I have always wanted to be an entrepreneur. I want to develop, create and improve things and that kind of role is often more suitable for an entrepreneur than for an employee. Also, my family and extended family have always been small-scale entrepreneurs and it felt like a natural path for me.
I come from a working-class background. Until I was 30 years old, I suffered from impostor syndrome. It led me to feel that I didn’t belong in a crowd of university-educated, career-oriented, white-collar successful people – or entrepreneurs. I had to work hard to overcome that feeling. Also, until I turned 30 I wasn’t comfortable disclosing that I was gay, and I kept a lot of things private. Now I feel really good in my skin and can be fully open about who I am.
Now I feel really good in my skin and can be fully open about who I am.
The most rewarding thing in entrepreneurship is the fact that I can set my own path by having a clear vision and executing it in practice. I treasure being able to work with amazing people that love what they are doing. As Calqulate is a tech startup, and it creates something novel and innovative, it is really motivating to use my financial expertise and developer personality in creating an automated tool to help thousands of people better understand financial analytics and reporting. I love making a complex topic look simple.

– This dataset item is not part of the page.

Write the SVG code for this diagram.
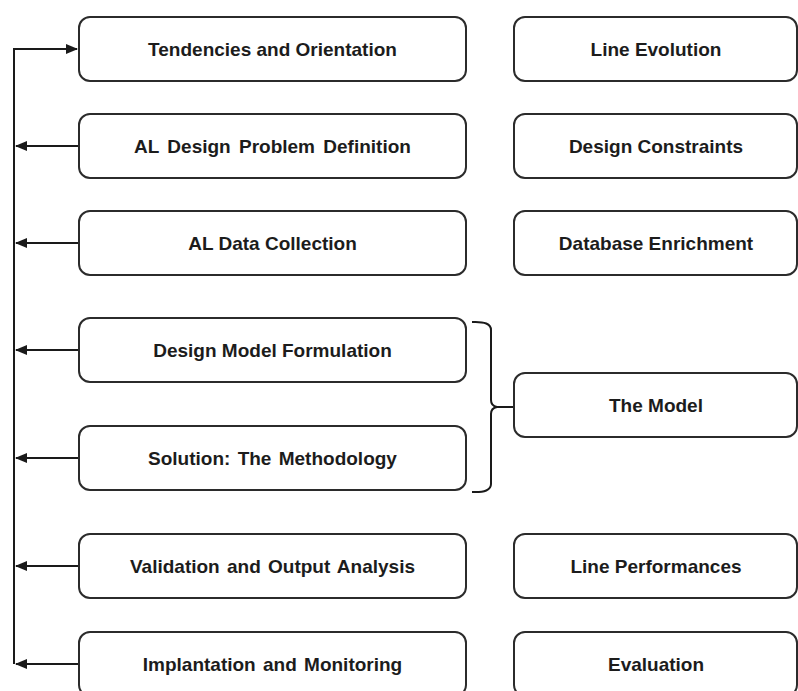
<svg xmlns="http://www.w3.org/2000/svg" width="798" height="691" viewBox="0 0 798 691">
<style>
.box{fill:#fff;stroke:#2b2b2b;stroke-width:2}
.t{font-family:"Liberation Sans",Arial,sans-serif;font-weight:bold;font-size:19px;fill:#1c1c1c;text-anchor:middle}
.c{fill:none;stroke:#1a1a1a;stroke-width:2}
</style>
<defs>
<marker id="ah" markerWidth="12" markerHeight="10" refX="11" refY="5" orient="auto" markerUnits="userSpaceOnUse">
<path d="M0,0 L12,5 L0,10 Z" fill="#1a1a1a"/>
</marker>
</defs>
<rect width="798" height="691" fill="#fff"/>
<g id="connectors">
<path class="c" d="M14,664 L14,49 L77,49" marker-end="url(#ah)"/>
<path class="c" d="M79,146 L16,146" marker-end="url(#ah)"/>
<path class="c" d="M79,243 L16,243" marker-end="url(#ah)"/>
<path class="c" d="M79,350 L16,350" marker-end="url(#ah)"/>
<path class="c" d="M79,458 L16,458" marker-end="url(#ah)"/>
<path class="c" d="M79,566 L16,566" marker-end="url(#ah)"/>
<path class="c" d="M79,664 L16,664" marker-end="url(#ah)"/>
<path class="c" d="M472,322 Q491,321 491,330 L491,400 Q491,406 497,407 L514,407 M497,407 Q491,408 491,414 L491,484 Q491,493 472,492" stroke-width="1.8"/>
</g>
<g id="n1"><rect class="box" x="79" y="17" width="387" height="64" rx="11"/><text class="t" x="272.5" y="56">Tendencies and Orientation</text></g>
<g id="n2"><rect class="box" x="79" y="114" width="387" height="64" rx="11"/><text class="t" x="272.5" y="153" word-spacing="3">AL Design Problem Definition</text></g>
<g id="n3"><rect class="box" x="79" y="211" width="387" height="64" rx="11"/><text class="t" x="272.5" y="250">AL Data Collection</text></g>
<g id="n4"><rect class="box" x="79" y="318" width="387" height="64" rx="11"/><text class="t" x="272.5" y="357">Design Model Formulation</text></g>
<g id="n5"><rect class="box" x="79" y="426" width="387" height="64" rx="11"/><text class="t" x="272.5" y="465" word-spacing="2">Solution: The Methodology</text></g>
<g id="n6"><rect class="box" x="79" y="534" width="387" height="64" rx="11"/><text class="t" x="272.5" y="573" word-spacing="2">Validation and Output Analysis</text></g>
<g id="n7"><rect class="box" x="79" y="632" width="387" height="64" rx="11"/><text class="t" x="272.5" y="671" word-spacing="2">Implantation and Monitoring</text></g>
<g id="r1"><rect class="box" x="514" y="17" width="283" height="64" rx="11"/><text class="t" x="656" y="56">Line Evolution</text></g>
<g id="r2"><rect class="box" x="514" y="114" width="283" height="64" rx="11"/><text class="t" x="656" y="153">Design Constraints</text></g>
<g id="r3"><rect class="box" x="514" y="211" width="283" height="64" rx="11"/><text class="t" x="656" y="250">Database Enrichment</text></g>
<g id="r4"><rect class="box" x="514" y="373" width="283" height="64" rx="11"/><text class="t" x="656" y="412">The Model</text></g>
<g id="r5"><rect class="box" x="514" y="534" width="283" height="64" rx="11"/><text class="t" x="656" y="573">Line Performances</text></g>
<g id="r6"><rect class="box" x="514" y="632" width="283" height="64" rx="11"/><text class="t" x="656" y="671">Evaluation</text></g>
</svg>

If you want to become an entrepreneur ask for help when you need it. Talk to a lot of people, especially the people who would eventually buy your product. Getting a lot of feedback is essential, starting from the beginning, especially from industry experts, your potential buyers and potential investors. I would also advise everyone to spend a lot of time when hiring the first 5-10 employees and think about the culture they want to create. After 10 first hires, it’s really hard to change a culture.
Entrepreneurship means a lot of work. As long as you work hard, have a clear vision and keep a high bar for quality, good things will happen. Almost anyone can be an entrepreneur, but it requires persistence and being able to deal with insecurity. I started my journey with a pretty small comfort zone. I mean, I started my career in accounting, which is somewhat of a stable and predictable career compared to building a startup. The challenging thing is that there’s no magic tricks when it comes to building your sense of security. It comes with the job and builds up slowly. But it will build up.
Entrepreneurs can set an example of how to increase diversity, multiculturalism, equality and inclusion in society.
Entrepreneurs can set an example of how to increase diversity, multiculturalism, equality and inclusion in society. These are important values for Calqulate. We want to hire the most suitable people for our positions and teams, and it doesn’t matter where people come from.
The Calqulate staff comes from 5 continents and more than 10 countries, and we’ve for example paid extra attention to hiring women in tech positions. Our team represents many different minorities, nationalities, skin colours and religions to name a few. For example, our Partnership Manager Kelvin comes from Nigeria, Back-end Developer Asmaa from Egypt and Data Engineer Muhammed from Turkey. We want everyone to feel welcome and valued in the team.
During my time in Luxembourg City (where 70% of the population is international), I saw first-hand what kind of positive impact diversity and cosmopolitanism can make to the community. I have lived in 4 countries, worked in 10 countries, my friends come from all over the world and my husband is Jewish American. I wanted Calqulate to look like me and I wanted to feel comfortable in a company that I have created.